Here & there, in the thick of the battle, police glimpsed a huge, black Hotchkiss sedan with an outsize radio aerial. At 10 p.m. they stopped the car and ordered out its occupants. They turned out to be National Assemblyman Jacques Duclos, 56, a pudgy onetime pastry chef who is now acting chief of the French Communist Party (while Chief Maurice Thorez convalesces on the Black Sea), his wife Gilberte, a burly bodyguard, a chauffeur--and two dead pigeons. Police believed the birds were homing pigeons hastily killed. Mme. Duclos insisted that they were the gift of a friend--for stewing with fresh green peas. She didn't explain what use was to be made of the short-wave radio, the rubber-covered truncheon or the loaded automatic also found in the car. Next day, France's top Communist,* caught flagrante delicto, was led before a justice of the peace and held for "attempt against the security of the state" (maximum but unlikely penalty: Devil's Island). Holding his handcuffs aloft, Duclos told reporters: "There's democracy for you, messieurs; admire it!" More than 700 other rioters were arrested that same night; more than 200 were wounded and one Communist rioter lay dead.

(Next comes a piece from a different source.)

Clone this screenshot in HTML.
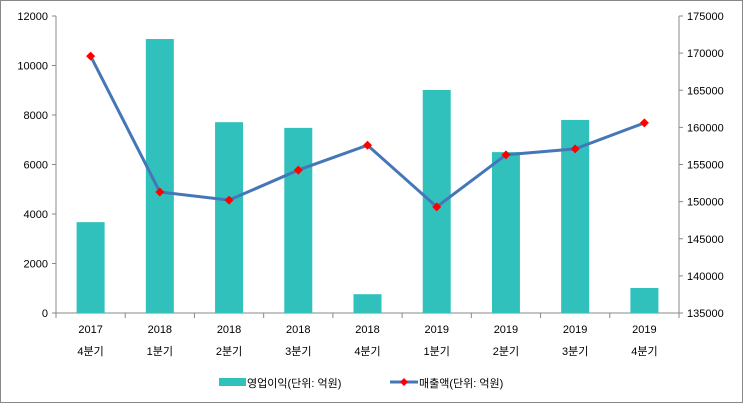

Up the Chimney. Two days later, the government began cracking back in earnest. While armed police stood ready to block any demonstration at the lie de la Cite, where Duclos was being held, other police searched the Duclos home. Next day, the police raided Communist headquarters all over France. As 400 cops leaped from vans outside the massive stone building marked Comite Central du Parti Communiste in Paris, three lookouts slammed the door. A moment later, dense smoke began pouring from the chimney. By the time the police broke in half an hour later, most of the evidence was gone. Other raids were more productive. Lyon yielded a rich crop of stolen French army seals, handy for forging identity papers. Clermont-Ferrand and Toulon produced enough nuts, bolts, clubs, buckshot and shoemakers' knives to equip a hundred riots.
In protest, the Communists called a wave of strikes. Most were flops: France is in better political health than it has been for some time, and there has been a decline in mass support of the Reds. Even so, the Communists who polled 26 1/2% of the vote at the last elections could still make plenty of trouble.
* For other news of L'Humanite not printed in L'Humanite, see PRESS.
* Who made U.S. headlines in 1945 by writing an obviously made-in-Moscow attack on Earl Browder which resulted in Browder's dismissal as top U.S. Communist and his replacement by William Z. Foster.